When you say that we can have only one time component for all space components of a rod, how would you respond if I said, Well that violates the principle that you can't go faster than the speed of light? How do you get from one end of the rod to the other end of the rod at the same instant in time? Obviously, no one is traversing that distance, we are merely assigning coordinates to those different positions and showing that the length of the rod that we previously measured over a period of time is the same as what the spatial coordinates of the events indicate. In other words, we previously measured the length of the rod by placing a ruler next to the rod and actually moving from one end of the rod to line up one end of the ruler and then moving to the other end of the rod and looking to see what the markings on the ruler indicate its length to be.

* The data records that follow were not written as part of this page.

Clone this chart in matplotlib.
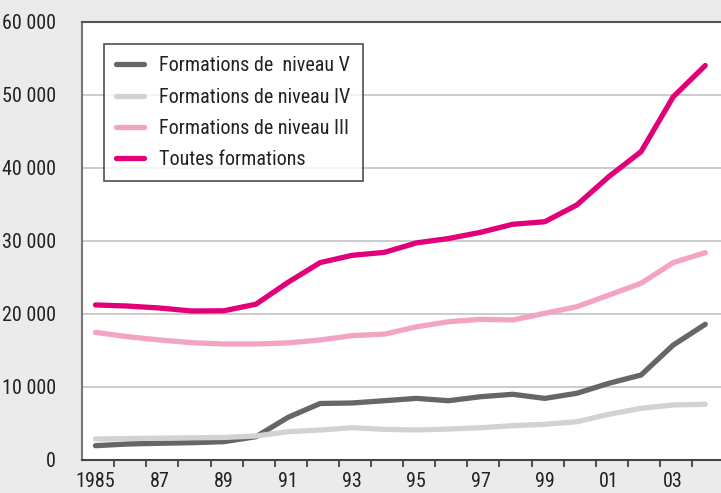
import matplotlib
matplotlib.use("Agg")
import matplotlib.pyplot as plt
from matplotlib.ticker import FixedLocator

plt.rcParams['font.family'] = ['Roboto Condensed', 'DejaVu Sans']

years = list(range(1985, 2005))
year_labels = ["1985", "87", "89", "91", "93", "95", "97", "99", "01", "03"]

niveau_v = [1920, 2150, 2250, 2330, 2470, 3150, 5800, 7700, 7770, 8080,
            8400, 8080, 8630, 8960, 8400, 9100, 10470, 11600, 15700, 18550]
niveau_iv = [2830, 2900, 2950, 3000, 3050, 3250, 3830, 4070, 4380, 4160,
             4070, 4200, 4380, 4660, 4850, 5200, 6220, 7040, 7500, 7590]
niveau_iii = [17450, 16850, 16400, 16030, 15850, 15850, 16000, 16400, 17000, 17200,
              18200, 18900, 19230, 19140, 20050, 20960, 22560, 24170, 27000, 28360]
toutes = [21200, 21050, 20780, 20370, 20400, 21300, 24300, 27000, 28000, 28400,
          29700, 30300, 31150, 32250, 32600, 34900, 38800, 42200, 49700, 54000]

series = [
    ("Formations de  niveau V", niveau_v, "#666666"),
    ("Formations de niveau IV", niveau_iv, "#d2d2d2"),
    ("Formations de niveau III", niveau_iii, "#f3a3c4"),
    ("Toutes formations", toutes, "#e2007a"),
]

FS = 14.5

fig = plt.figure(figsize=(7.21, 4.93), dpi=100)
fig.patch.set_facecolor("#ebebeb")
ax = fig.add_axes([82.2 / 721, 1 - 459.7 / 493, 1 - 82.2 / 721, (459.7 - 21.7) / 493])
ax.set_facecolor("white")

x = list(range(len(years)))
for label, vals, col in series:
    ax.plot(x, vals, color=col, lw=3.8, solid_capstyle="round",
            solid_joinstyle="round", label=label, zorder=3)

ax.set_ylim(0, 60000)
ax.set_xlim(-0.414, 19.49)
ax.set_yticks(range(0, 60001, 10000))
ax.set_yticklabels(["0", "10 000", "20 000", "30 000", "40 000", "50 000", "60 000"])
ax.yaxis.grid(True, color="#c4c4c4", lw=1.2, zorder=0)
ax.tick_params(axis="y", length=0, pad=19, labelsize=FS, labelcolor="#222222")

ax.xaxis.set_major_locator(FixedLocator([i + 0.586 for i in range(19)]))
ax.xaxis.set_major_formatter(plt.NullFormatter())
ax.xaxis.set_minor_locator(FixedLocator(list(range(0, 20, 2))))
ax.set_xticklabels(year_labels, minor=True)
ax.tick_params(axis="x", which="major", length=5, width=1.2, color="#333333", direction="out")
ax.tick_params(axis="x", which="minor", length=0, pad=9, labelsize=FS, labelcolor="#222222")

ax.spines["right"].set_visible(False)
ax.spines["top"].set_color("#555555")
ax.spines["top"].set_linewidth(1.5)
ax.spines["left"].set_color("#777777")
ax.spines["left"].set_linewidth(1.5)
ax.spines["bottom"].set_color("#444444")
ax.spines["bottom"].set_linewidth(1.5)

leg = ax.legend(loc="upper left", bbox_to_anchor=(104 / 721, 1 - 44 / 493),
                bbox_transform=fig.transFigure, fontsize=FS, frameon=True,
                fancybox=False, edgecolor="#222222", handlelength=1.35,
                handletextpad=0.75, labelspacing=0.6, borderpad=0.62,
                borderaxespad=0)
leg.get_frame().set_linewidth(1.2)
for t in leg.get_texts():
    t.set_color("#222222")

fig.savefig("out.png", dpi=100, facecolor=fig.get_facecolor())
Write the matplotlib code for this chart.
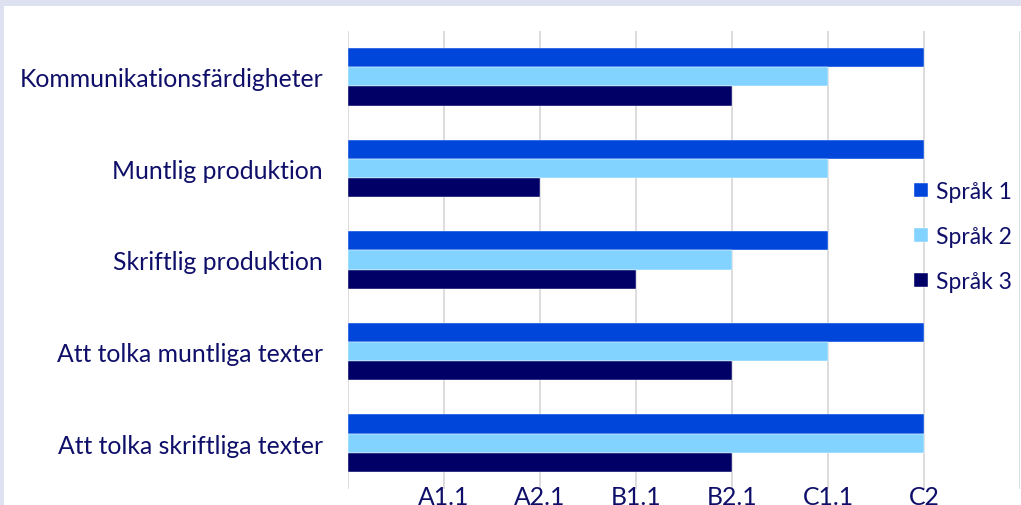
import matplotlib.pyplot as plt
from matplotlib.patches import Rectangle
import numpy as np

categories = ["Kommunikationsfärdigheter", "Muntlig produktion", "Skriftlig produktion",
              "Att tolka muntliga texter", "Att tolka skriftliga texter"]
sprak1 = [6, 6, 5, 6, 6]
sprak2 = [5, 5, 4, 5, 6]
sprak3 = [4, 2, 3, 4, 4]
series_names = ["Språk 1", "Språk 2", "Språk 3"]
tick_labels = ["", "A1.1", "A2.1", "B1.1", "B2.1", "C1.1", "C2", ""]

colors = ["#0046da", "#82d3ff", "#000066"]
text_color = "#0f0f6a"
frame_color = "#dde1f0"

plt.rcParams["font.family"] = ["Lato", "DejaVu Sans"]

fig = plt.figure(figsize=(10.21, 5.06), dpi=100, facecolor="white")
# light frame at the top and left edge
fig.patches.append(Rectangle((0, 1 - 7 / 506), 1, 7 / 506, transform=fig.transFigure,
                             facecolor=frame_color, edgecolor="none"))
fig.patches.append(Rectangle((0, 0), 4 / 1021, 1, transform=fig.transFigure,
                             facecolor=frame_color, edgecolor="none"))

ax = fig.add_axes([348 / 1021, 16 / 506, 672 / 1021, 458 / 506])
ax.set_facecolor("none")

y = np.arange(len(categories))
h = 0.21
for i, vals in enumerate([sprak1, sprak2, sprak3]):
    ax.barh(y + (i - 1) * h, vals, height=h, color=colors[i], label=series_names[i],
            edgecolor="white", linewidth=0.3, zorder=3)

fs = 17.8
ax.set_ylim(len(categories) - 0.5, -0.5)
ax.set_xlim(0, 7)
ax.set_xticks(range(8))
ax.set_xticklabels(tick_labels)
ax.set_yticks(y)
ax.set_yticklabels(categories)
ax.tick_params(axis="y", length=0, pad=18, labelsize=fs, labelcolor=text_color)
ax.tick_params(axis="x", length=0, pad=-3, labelsize=fs, labelcolor=text_color)
ax.grid(axis="x", color="#d9d9d9", linewidth=1.3, zorder=0)
for s in ax.spines.values():
    s.set_visible(False)

leg = ax.legend(loc="upper left", bbox_to_anchor=(566 / 672, 1 - 150 / 458), frameon=False,
                fontsize=16.5, labelcolor=text_color, handlelength=0.62, handleheight=0.62,
                handletextpad=0.35, labelspacing=1.05, borderaxespad=0, borderpad=0)

fig.savefig("out.png", dpi=100, facecolor=fig.get_facecolor())
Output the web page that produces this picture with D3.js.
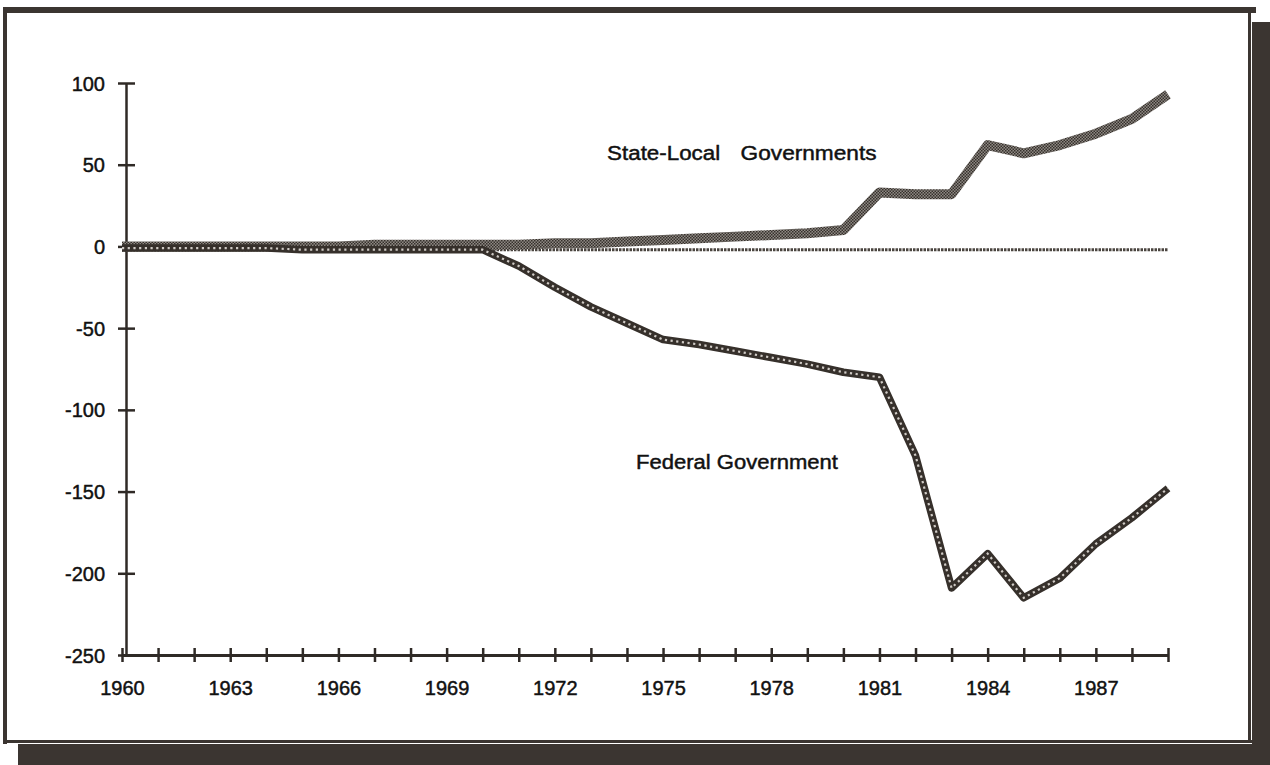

This cannot be done in an instant of time because we cannot travel instantly from one end of the rod to the other end. So I don't see why you are saying you can only have one time component for all space components. Now after having "measured" the length of the rod in this manner, you can also just look at the record of where the two ends were at every point in time and pick a pair of coordinates where the times were the same and subtract the end positions and you will get the same length as you "measured" earlier. This is essentially what Chestermiller described for you in post #14. EDIT: This last process is essentially the trial and error method I mentioned earlier. 



#17
Mar1212, 03:11 AM

P: 215

Again I already got the point that to calculate x component we have to take different time component at both end. I was just trying to say that how rest object can have two time component. If I am agree on this then I have another question. 



#18
Mar1212, 06:11 PM

PF Gold
P: 4,532

I bet I haven't answered your question. If I haven't, you'll have to rephrase it because it really doesn't make much sense to me.